**AIM**
Reproduce the lines of the material exactly, excluding every image.

>> START

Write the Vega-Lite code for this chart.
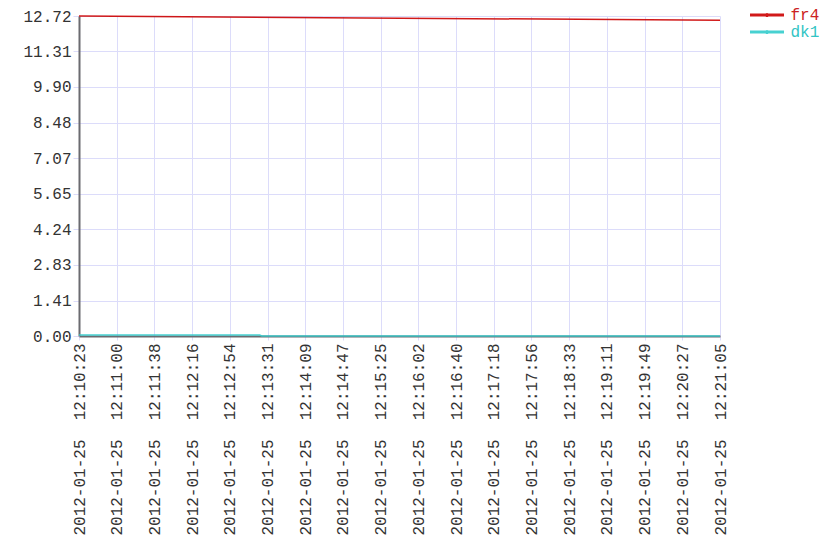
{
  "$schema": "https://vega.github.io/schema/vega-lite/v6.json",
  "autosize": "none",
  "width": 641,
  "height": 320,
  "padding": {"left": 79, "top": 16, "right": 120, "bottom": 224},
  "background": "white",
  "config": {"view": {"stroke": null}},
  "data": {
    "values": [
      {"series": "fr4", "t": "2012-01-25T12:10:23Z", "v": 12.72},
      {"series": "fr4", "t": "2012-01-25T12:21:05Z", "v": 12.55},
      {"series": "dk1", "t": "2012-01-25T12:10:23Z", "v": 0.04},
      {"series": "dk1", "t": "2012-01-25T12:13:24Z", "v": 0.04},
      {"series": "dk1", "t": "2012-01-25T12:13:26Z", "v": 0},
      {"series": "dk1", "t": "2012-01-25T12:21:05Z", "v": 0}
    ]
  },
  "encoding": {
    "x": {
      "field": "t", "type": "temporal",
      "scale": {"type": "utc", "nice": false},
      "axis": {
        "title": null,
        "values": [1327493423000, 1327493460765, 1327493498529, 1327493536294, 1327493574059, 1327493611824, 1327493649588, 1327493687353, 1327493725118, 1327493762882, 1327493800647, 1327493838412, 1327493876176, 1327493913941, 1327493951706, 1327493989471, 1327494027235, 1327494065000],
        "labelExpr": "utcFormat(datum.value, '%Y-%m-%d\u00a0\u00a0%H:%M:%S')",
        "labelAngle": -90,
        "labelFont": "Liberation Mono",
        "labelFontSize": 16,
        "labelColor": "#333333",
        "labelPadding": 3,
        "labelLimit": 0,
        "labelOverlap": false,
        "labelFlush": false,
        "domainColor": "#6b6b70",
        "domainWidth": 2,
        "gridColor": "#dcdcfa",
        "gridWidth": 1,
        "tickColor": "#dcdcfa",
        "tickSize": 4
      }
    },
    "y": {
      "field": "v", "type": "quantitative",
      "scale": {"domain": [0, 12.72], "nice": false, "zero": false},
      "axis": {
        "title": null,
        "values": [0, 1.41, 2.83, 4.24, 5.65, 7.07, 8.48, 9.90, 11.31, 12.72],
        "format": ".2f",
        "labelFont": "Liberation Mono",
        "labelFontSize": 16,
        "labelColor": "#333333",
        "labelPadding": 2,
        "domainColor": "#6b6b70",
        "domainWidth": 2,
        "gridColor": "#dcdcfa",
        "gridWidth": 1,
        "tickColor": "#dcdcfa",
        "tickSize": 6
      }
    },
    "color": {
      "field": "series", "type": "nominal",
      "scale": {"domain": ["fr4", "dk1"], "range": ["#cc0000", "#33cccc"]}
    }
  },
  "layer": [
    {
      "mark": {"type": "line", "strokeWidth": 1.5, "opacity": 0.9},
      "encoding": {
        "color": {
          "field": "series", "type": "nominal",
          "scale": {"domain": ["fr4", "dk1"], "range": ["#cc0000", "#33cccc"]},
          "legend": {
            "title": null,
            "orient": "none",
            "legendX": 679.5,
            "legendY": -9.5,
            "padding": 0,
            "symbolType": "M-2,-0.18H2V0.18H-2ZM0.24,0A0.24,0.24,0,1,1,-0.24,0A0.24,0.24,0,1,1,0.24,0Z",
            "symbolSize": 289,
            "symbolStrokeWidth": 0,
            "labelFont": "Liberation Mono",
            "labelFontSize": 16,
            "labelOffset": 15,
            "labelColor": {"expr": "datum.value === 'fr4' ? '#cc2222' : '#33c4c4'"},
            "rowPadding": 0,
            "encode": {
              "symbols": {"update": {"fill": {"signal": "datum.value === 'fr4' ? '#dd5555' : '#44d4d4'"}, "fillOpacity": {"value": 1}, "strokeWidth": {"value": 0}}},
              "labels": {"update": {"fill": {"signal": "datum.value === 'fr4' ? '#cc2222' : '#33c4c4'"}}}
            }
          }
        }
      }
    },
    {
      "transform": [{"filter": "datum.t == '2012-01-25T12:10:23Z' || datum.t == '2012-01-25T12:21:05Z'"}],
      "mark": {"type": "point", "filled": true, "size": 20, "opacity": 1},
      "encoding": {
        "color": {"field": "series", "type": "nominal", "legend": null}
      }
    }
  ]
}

>> END

**TASK SOLUTION**
Write the Vega-Lite code for this chart.
{
  "$schema": "https://vega.github.io/schema/vega-lite/v6.json",
  "autosize": "none",
  "width": 641,
  "height": 320,
  "padding": {"left": 79, "top": 16, "right": 120, "bottom": 224},
  "background": "white",
  "config": {"view": {"stroke": null}},
  "data": {
    "values": [
      {"series": "fr4", "t": "2012-01-25T12:10:23Z", "v": 12.72},
      {"series": "fr4", "t": "2012-01-25T12:21:05Z", "v": 12.55},
      {"series": "dk1", "t": "2012-01-25T12:10:23Z", "v": 0.04},
      {"series": "dk1", "t": "2012-01-25T12:13:24Z", "v": 0.04},
      {"series": "dk1", "t": "2012-01-25T12:13:26Z", "v": 0},
      {"series": "dk1", "t": "2012-01-25T12:21:05Z", "v": 0}
    ]
  },
  "encoding": {
    "x": {
      "field": "t", "type": "temporal",
      "scale": {"type": "utc", "nice": false},
      "axis": {
        "title": null,
        "values": [1327493423000, 1327493460765, 1327493498529, 1327493536294, 1327493574059, 1327493611824, 1327493649588, 1327493687353, 1327493725118, 1327493762882, 1327493800647, 1327493838412, 1327493876176, 1327493913941, 1327493951706, 1327493989471, 1327494027235, 1327494065000],
        "labelExpr": "utcFormat(datum.value, '%Y-%m-%d\u00a0\u00a0%H:%M:%S')",
        "labelAngle": -90,
        "labelFont": "Liberation Mono",
        "labelFontSize": 16,
        "labelColor": "#333333",
        "labelPadding": 3,
        "labelLimit": 0,
        "labelOverlap": false,
        "labelFlush": false,
        "domainColor": "#6b6b70",
        "domainWidth": 2,
        "gridColor": "#dcdcfa",
        "gridWidth": 1,
        "tickColor": "#dcdcfa",
        "tickSize": 4
      }
    },
    "y": {
      "field": "v", "type": "quantitative",
      "scale": {"domain": [0, 12.72], "nice": false, "zero": false},
      "axis": {
        "title": null,
        "values": [0, 1.41, 2.83, 4.24, 5.65, 7.07, 8.48, 9.90, 11.31, 12.72],
        "format": ".2f",
        "labelFont": "Liberation Mono",
        "labelFontSize": 16,
        "labelColor": "#333333",
        "labelPadding": 2,
        "domainColor": "#6b6b70",
        "domainWidth": 2,
        "gridColor": "#dcdcfa",
        "gridWidth": 1,
        "tickColor": "#dcdcfa",
        "tickSize": 6
      }
    },
    "color": {
      "field": "series", "type": "nominal",
      "scale": {"domain": ["fr4", "dk1"], "range": ["#cc0000", "#33cccc"]}
    }
  },
  "layer": [
    {
      "mark": {"type": "line", "strokeWidth": 1.5, "opacity": 0.9},
      "encoding": {
        "color": {
          "field": "series", "type": "nominal",
          "scale": {"domain": ["fr4", "dk1"], "range": ["#cc0000", "#33cccc"]},
          "legend": {
            "title": null,
            "orient": "none",
            "legendX": 679.5,
            "legendY": -9.5,
            "padding": 0,
            "symbolType": "M-2,-0.18H2V0.18H-2ZM0.24,0A0.24,0.24,0,1,1,-0.24,0A0.24,0.24,0,1,1,0.24,0Z",
            "symbolSize": 289,
            "symbolStrokeWidth": 0,
            "labelFont": "Liberation Mono",
            "labelFontSize": 16,
            "labelOffset": 15,
            "labelColor": {"expr": "datum.value === 'fr4' ? '#cc2222' : '#33c4c4'"},
            "rowPadding": 0,
            "encode": {
              "symbols": {"update": {"fill": {"signal": "datum.value === 'fr4' ? '#dd5555' : '#44d4d4'"}, "fillOpacity": {"value": 1}, "strokeWidth": {"value": 0}}},
              "labels": {"update": {"fill": {"signal": "datum.value === 'fr4' ? '#cc2222' : '#33c4c4'"}}}
            }
          }
        }
      }
    },
    {
      "transform": [{"filter": "datum.t == '2012-01-25T12:10:23Z' || datum.t == '2012-01-25T12:21:05Z'"}],
      "mark": {"type": "point", "filled": true, "size": 20, "opacity": 1},
      "encoding": {
        "color": {"field": "series", "type": "nominal", "legend": null}
      }
    }
  ]
}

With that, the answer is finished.